§ Short task
Extract the lines from the start through the line that holds "const y = d3.scaleLinear().domain([k, 1]).range([77, 213]);", both included, omitting all images.

§ Data excerpt
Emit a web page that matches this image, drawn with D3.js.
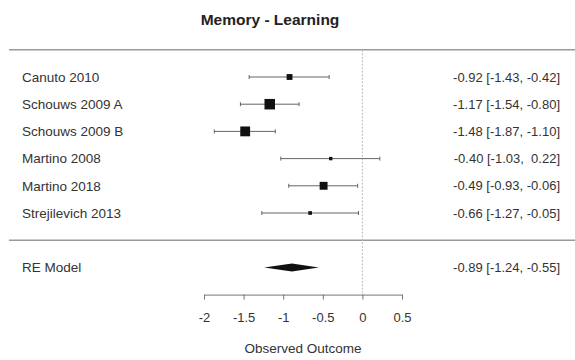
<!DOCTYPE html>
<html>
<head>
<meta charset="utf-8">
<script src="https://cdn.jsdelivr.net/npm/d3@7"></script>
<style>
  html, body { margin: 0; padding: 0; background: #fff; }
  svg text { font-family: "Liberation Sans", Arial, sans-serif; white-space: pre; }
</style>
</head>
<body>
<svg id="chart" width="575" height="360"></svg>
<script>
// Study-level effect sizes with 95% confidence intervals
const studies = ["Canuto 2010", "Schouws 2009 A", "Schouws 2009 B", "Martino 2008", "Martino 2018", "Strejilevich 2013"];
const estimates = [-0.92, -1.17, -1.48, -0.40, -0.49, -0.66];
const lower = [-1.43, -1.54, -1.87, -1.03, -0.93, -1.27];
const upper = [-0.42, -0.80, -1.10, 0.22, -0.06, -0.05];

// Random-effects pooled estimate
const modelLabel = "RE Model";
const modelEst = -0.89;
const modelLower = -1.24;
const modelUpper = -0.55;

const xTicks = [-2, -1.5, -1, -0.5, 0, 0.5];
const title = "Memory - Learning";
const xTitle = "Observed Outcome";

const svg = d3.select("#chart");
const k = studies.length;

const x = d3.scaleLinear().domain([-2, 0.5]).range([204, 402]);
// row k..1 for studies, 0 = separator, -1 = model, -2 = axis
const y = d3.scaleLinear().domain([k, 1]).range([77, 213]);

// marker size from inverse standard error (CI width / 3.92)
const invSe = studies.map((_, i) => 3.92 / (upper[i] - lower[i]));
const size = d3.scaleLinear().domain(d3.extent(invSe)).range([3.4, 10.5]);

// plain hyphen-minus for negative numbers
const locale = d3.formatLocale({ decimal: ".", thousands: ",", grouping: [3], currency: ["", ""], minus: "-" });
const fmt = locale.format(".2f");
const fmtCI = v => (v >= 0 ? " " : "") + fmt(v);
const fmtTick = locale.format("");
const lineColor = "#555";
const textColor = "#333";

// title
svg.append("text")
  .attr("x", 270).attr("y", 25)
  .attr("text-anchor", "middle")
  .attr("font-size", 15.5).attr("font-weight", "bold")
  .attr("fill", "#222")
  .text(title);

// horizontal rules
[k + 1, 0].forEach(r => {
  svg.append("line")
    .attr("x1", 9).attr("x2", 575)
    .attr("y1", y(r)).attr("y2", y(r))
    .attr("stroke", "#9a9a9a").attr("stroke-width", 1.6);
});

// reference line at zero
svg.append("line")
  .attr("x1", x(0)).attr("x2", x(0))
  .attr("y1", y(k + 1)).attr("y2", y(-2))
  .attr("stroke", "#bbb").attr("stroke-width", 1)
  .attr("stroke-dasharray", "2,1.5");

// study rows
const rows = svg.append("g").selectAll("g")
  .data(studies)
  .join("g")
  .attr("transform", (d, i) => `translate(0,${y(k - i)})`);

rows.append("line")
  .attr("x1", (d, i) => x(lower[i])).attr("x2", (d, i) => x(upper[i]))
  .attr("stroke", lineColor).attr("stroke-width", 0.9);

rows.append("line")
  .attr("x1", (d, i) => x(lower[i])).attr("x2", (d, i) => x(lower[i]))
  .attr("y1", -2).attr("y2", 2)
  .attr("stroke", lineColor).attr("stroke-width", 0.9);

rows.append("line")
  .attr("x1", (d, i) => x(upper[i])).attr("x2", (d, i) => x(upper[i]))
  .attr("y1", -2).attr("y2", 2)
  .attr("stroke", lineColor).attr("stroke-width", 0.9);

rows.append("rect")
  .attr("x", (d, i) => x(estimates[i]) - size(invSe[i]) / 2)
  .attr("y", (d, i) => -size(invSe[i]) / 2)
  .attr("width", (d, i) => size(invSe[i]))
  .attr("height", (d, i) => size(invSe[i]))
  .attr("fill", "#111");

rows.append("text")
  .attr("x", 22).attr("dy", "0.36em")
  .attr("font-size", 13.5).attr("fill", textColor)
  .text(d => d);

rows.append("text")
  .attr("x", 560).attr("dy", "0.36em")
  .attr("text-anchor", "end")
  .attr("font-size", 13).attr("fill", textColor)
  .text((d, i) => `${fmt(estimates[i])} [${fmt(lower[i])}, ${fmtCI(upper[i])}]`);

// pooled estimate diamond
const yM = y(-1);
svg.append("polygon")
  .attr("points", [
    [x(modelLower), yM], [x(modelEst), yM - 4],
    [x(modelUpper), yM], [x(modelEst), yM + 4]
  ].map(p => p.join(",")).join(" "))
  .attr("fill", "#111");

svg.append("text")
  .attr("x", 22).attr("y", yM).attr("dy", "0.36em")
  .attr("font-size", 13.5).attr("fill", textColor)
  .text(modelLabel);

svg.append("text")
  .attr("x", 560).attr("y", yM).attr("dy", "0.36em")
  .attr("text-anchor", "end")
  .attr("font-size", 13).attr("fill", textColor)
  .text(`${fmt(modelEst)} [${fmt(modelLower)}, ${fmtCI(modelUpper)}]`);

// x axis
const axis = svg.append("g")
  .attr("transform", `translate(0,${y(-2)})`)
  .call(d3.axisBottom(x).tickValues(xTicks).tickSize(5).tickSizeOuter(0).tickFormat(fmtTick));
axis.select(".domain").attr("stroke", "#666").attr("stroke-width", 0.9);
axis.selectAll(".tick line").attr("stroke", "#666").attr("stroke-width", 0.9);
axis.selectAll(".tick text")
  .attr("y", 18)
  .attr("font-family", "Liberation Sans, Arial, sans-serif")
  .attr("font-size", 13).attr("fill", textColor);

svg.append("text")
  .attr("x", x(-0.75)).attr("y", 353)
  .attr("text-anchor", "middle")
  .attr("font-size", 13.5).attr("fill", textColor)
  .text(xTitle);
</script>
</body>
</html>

§ Solved exercise
Emit a web page that matches this image, drawn with D3.js.
<!DOCTYPE html>
<html>
<head>
<meta charset="utf-8">
<script src="https://cdn.jsdelivr.net/npm/d3@7"></script>
<style>
  html, body { margin: 0; padding: 0; background: #fff; }
  svg text { font-family: "Liberation Sans", Arial, sans-serif; white-space: pre; }
</style>
</head>
<body>
<svg id="chart" width="575" height="360"></svg>
<script>
// Study-level effect sizes with 95% confidence intervals
const studies = ["Canuto 2010", "Schouws 2009 A", "Schouws 2009 B", "Martino 2008", "Martino 2018", "Strejilevich 2013"];
const estimates = [-0.92, -1.17, -1.48, -0.40, -0.49, -0.66];
const lower = [-1.43, -1.54, -1.87, -1.03, -0.93, -1.27];
const upper = [-0.42, -0.80, -1.10, 0.22, -0.06, -0.05];

// Random-effects pooled estimate
const modelLabel = "RE Model";
const modelEst = -0.89;
const modelLower = -1.24;
const modelUpper = -0.55;

const xTicks = [-2, -1.5, -1, -0.5, 0, 0.5];
const title = "Memory - Learning";
const xTitle = "Observed Outcome";

const svg = d3.select("#chart");
const k = studies.length;

const x = d3.scaleLinear().domain([-2, 0.5]).range([204, 402]);
// row k..1 for studies, 0 = separator, -1 = model, -2 = axis
const y = d3.scaleLinear().domain([k, 1]).range([77, 213]);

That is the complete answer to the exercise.